:: Stated goal ::
Copy out every line in which the string "script" occurs.

:: Recorded information ::
* Start *
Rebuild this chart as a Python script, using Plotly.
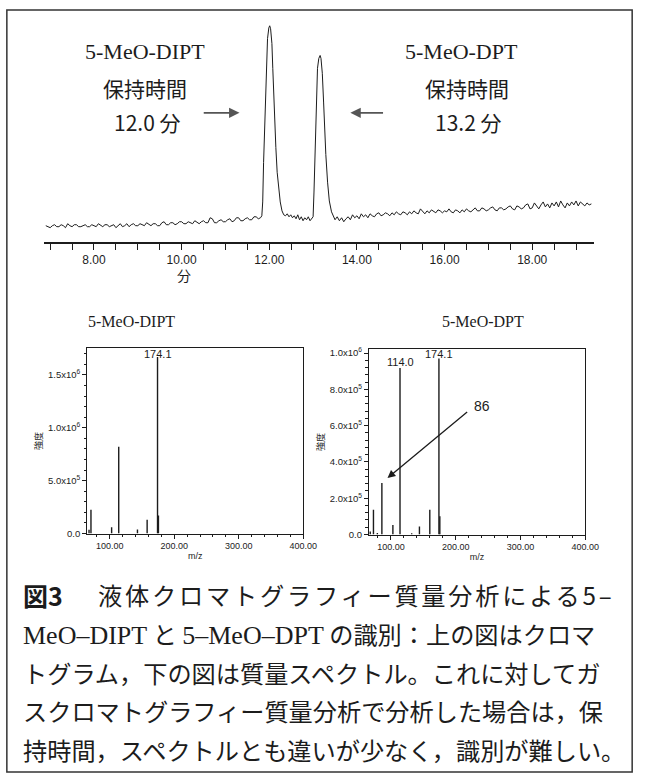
* End *
* Start *
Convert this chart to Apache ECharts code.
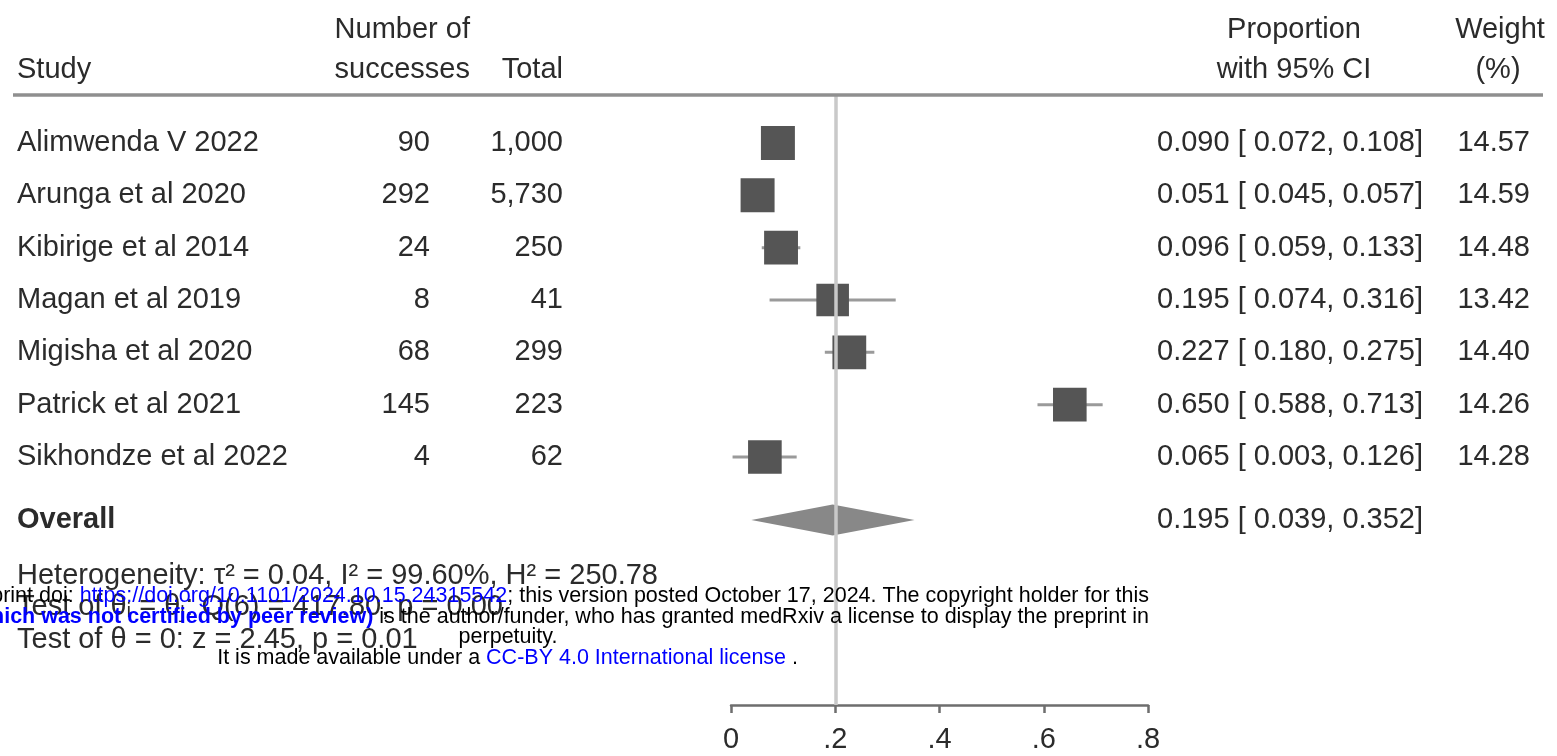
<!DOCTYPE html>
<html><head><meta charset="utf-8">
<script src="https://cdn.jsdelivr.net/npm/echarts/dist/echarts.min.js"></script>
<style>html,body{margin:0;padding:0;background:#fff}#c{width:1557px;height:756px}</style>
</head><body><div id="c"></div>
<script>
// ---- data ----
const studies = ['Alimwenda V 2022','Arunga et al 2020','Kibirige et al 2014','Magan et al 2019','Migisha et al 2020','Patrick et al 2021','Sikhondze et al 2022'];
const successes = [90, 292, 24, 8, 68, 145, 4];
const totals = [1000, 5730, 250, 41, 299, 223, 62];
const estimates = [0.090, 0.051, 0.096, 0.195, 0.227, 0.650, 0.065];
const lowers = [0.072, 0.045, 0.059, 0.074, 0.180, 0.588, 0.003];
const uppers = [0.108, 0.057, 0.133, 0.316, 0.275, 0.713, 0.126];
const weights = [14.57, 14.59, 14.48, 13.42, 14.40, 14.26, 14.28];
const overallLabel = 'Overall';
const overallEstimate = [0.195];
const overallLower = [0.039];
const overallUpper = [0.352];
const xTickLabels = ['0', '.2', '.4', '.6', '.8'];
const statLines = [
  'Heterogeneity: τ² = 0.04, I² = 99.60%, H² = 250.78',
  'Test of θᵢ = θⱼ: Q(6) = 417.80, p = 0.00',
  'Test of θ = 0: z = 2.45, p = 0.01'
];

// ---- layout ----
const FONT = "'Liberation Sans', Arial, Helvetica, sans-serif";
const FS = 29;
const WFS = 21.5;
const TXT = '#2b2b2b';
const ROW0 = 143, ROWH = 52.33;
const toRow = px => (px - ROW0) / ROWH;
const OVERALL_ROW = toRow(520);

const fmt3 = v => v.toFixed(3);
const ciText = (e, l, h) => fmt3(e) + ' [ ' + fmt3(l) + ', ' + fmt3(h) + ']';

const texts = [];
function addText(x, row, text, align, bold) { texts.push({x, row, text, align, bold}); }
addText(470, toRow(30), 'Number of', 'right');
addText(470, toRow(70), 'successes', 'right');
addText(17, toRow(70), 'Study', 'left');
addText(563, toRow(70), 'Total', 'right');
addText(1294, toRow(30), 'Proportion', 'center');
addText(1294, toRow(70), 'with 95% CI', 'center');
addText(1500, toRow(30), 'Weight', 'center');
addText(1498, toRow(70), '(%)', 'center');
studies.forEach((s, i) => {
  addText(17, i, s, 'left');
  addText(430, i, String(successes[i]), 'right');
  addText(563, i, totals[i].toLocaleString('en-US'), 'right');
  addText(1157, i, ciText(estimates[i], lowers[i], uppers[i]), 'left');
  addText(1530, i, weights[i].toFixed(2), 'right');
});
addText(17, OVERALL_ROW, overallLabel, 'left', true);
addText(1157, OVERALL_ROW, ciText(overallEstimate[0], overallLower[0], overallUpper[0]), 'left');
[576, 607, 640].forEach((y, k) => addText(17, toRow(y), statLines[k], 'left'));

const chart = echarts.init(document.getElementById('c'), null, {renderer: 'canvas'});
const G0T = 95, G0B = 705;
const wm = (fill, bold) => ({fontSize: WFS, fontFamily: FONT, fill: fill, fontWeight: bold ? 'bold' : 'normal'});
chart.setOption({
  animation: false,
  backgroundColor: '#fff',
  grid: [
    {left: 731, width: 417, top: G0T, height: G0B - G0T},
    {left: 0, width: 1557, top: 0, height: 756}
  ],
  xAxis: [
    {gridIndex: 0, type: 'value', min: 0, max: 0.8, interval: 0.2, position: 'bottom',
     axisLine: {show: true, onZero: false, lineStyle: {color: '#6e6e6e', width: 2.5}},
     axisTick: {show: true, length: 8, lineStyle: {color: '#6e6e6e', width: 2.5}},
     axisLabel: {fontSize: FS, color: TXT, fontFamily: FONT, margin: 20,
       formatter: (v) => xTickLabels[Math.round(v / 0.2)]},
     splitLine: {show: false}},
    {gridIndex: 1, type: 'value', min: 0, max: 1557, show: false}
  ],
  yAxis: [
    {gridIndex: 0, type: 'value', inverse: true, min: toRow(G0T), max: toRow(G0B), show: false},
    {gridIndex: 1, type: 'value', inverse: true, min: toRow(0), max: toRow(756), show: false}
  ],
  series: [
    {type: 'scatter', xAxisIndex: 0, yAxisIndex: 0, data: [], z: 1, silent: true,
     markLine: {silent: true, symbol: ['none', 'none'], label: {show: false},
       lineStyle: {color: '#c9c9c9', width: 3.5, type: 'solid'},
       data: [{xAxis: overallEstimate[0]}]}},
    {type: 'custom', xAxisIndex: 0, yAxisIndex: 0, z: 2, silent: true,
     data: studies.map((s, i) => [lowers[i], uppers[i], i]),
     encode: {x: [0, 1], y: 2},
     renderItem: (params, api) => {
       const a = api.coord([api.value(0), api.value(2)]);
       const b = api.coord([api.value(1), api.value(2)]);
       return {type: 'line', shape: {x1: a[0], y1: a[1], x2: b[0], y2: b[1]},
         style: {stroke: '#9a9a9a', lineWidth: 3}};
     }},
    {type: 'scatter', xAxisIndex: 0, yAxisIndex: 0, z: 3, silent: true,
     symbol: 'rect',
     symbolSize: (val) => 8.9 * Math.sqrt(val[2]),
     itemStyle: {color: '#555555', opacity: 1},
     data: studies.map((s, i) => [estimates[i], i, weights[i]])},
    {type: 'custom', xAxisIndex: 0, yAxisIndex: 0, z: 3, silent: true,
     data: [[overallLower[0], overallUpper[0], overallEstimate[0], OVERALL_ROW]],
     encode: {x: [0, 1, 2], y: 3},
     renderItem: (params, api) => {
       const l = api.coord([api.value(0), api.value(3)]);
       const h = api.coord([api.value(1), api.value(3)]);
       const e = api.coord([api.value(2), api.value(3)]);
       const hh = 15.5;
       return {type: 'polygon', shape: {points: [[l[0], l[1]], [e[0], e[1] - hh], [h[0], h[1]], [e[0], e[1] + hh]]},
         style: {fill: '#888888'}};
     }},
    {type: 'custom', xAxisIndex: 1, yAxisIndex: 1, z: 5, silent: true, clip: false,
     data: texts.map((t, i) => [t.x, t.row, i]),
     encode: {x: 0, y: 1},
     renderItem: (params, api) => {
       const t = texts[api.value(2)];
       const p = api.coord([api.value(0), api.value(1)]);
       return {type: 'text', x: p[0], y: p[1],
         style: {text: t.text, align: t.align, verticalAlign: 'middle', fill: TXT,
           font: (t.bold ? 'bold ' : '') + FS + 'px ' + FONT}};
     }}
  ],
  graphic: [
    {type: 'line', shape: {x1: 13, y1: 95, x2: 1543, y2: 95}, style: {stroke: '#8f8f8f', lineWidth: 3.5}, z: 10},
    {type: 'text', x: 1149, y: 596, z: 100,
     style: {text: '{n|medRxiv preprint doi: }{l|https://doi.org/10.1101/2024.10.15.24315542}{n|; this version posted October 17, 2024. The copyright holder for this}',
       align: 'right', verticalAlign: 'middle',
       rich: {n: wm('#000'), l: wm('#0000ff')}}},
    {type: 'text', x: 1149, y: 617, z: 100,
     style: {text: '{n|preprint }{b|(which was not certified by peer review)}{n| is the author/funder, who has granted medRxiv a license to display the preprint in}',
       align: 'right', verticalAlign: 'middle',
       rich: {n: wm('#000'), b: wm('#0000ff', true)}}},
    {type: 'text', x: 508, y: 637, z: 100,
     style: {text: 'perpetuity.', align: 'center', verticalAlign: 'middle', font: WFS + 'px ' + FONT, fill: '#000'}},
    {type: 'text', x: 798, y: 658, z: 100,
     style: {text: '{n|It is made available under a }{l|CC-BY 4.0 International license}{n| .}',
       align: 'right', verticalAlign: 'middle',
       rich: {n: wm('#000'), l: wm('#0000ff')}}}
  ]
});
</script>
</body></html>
* End *
:: Task solution ::
Rebuild this chart as a Python script, using Plotly.
<script src="https://cdn.jsdelivr.net/npm/echarts/dist/echarts.min.js"></script>
<script>
</script>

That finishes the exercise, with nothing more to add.